◆ **Data lines**:
○ ○ ○ ○

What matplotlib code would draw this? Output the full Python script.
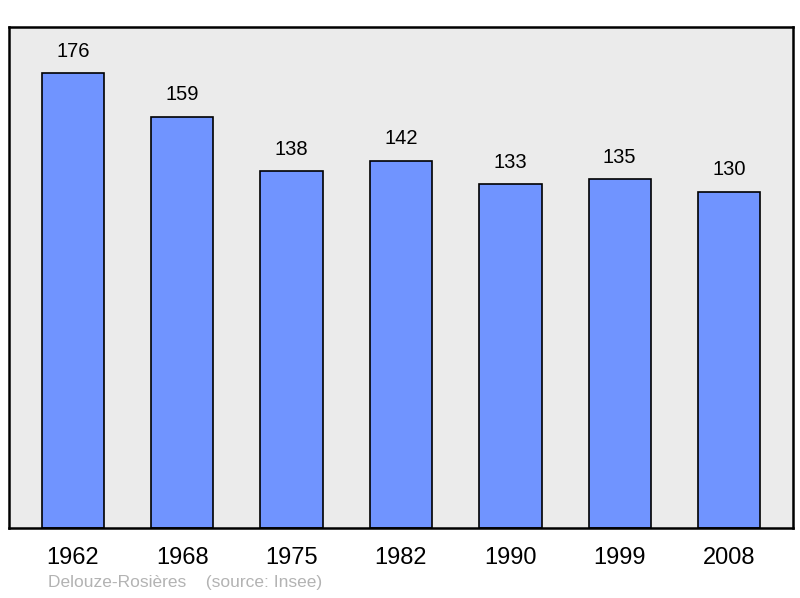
import matplotlib.pyplot as plt

years = ['1962', '1968', '1975', '1982', '1990', '1999', '2008']
population = [176, 159, 138, 142, 133, 135, 130]

plt.rcParams['font.family'] = ['Liberation Sans', 'DejaVu Sans']

fig = plt.figure(figsize=(8, 5.98), dpi=100)
ax = fig.add_axes([9 / 800, 70 / 598, 784 / 800, 501 / 598])
ax.set_facecolor('#ebebeb')

x = range(len(years))
bars = ax.bar(x, population, width=0.57, color='#7094ff', edgecolor='black', linewidth=1.2)
for xi, val in zip(x, population):
    ax.annotate(str(val), (xi, val), xytext=(0, 9), textcoords='offset points',
                ha='center', va='bottom', fontsize=14.5)

ax.set_xlim(-0.585, len(years) - 1 + 0.585)
ax.set_ylim(0, 193.8)
ax.set_xticks(list(x))
ax.set_xticklabels(years, fontsize=17)
ax.tick_params(axis='x', length=0, pad=14)
ax.set_yticks([])
for s in ax.spines.values():
    s.set_linewidth(1.8)

fig.text(48 / 800, 1 - 583 / 598, 'Delouze-Rosières    (source: Insee)', fontsize=12.5,
         color='#b3b3b3', va='center', ha='left')

fig.savefig('out.png', dpi=100)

○ ○ ○ ○

◆ **Instructions to follow**:
From the first line above to the line containing "plt.rcParams['font.family'] = ['Liberation", repeat each line exactly. Pictures stay out.

◆ **Result of this exercise**:
What matplotlib code would draw this? Output the full Python script.
import matplotlib.pyplot as plt

years = ['1962', '1968', '1975', '1982', '1990', '1999', '2008']
population = [176, 159, 138, 142, 133, 135, 130]

plt.rcParams['font.family'] = ['Liberation Sans', 'DejaVu Sans']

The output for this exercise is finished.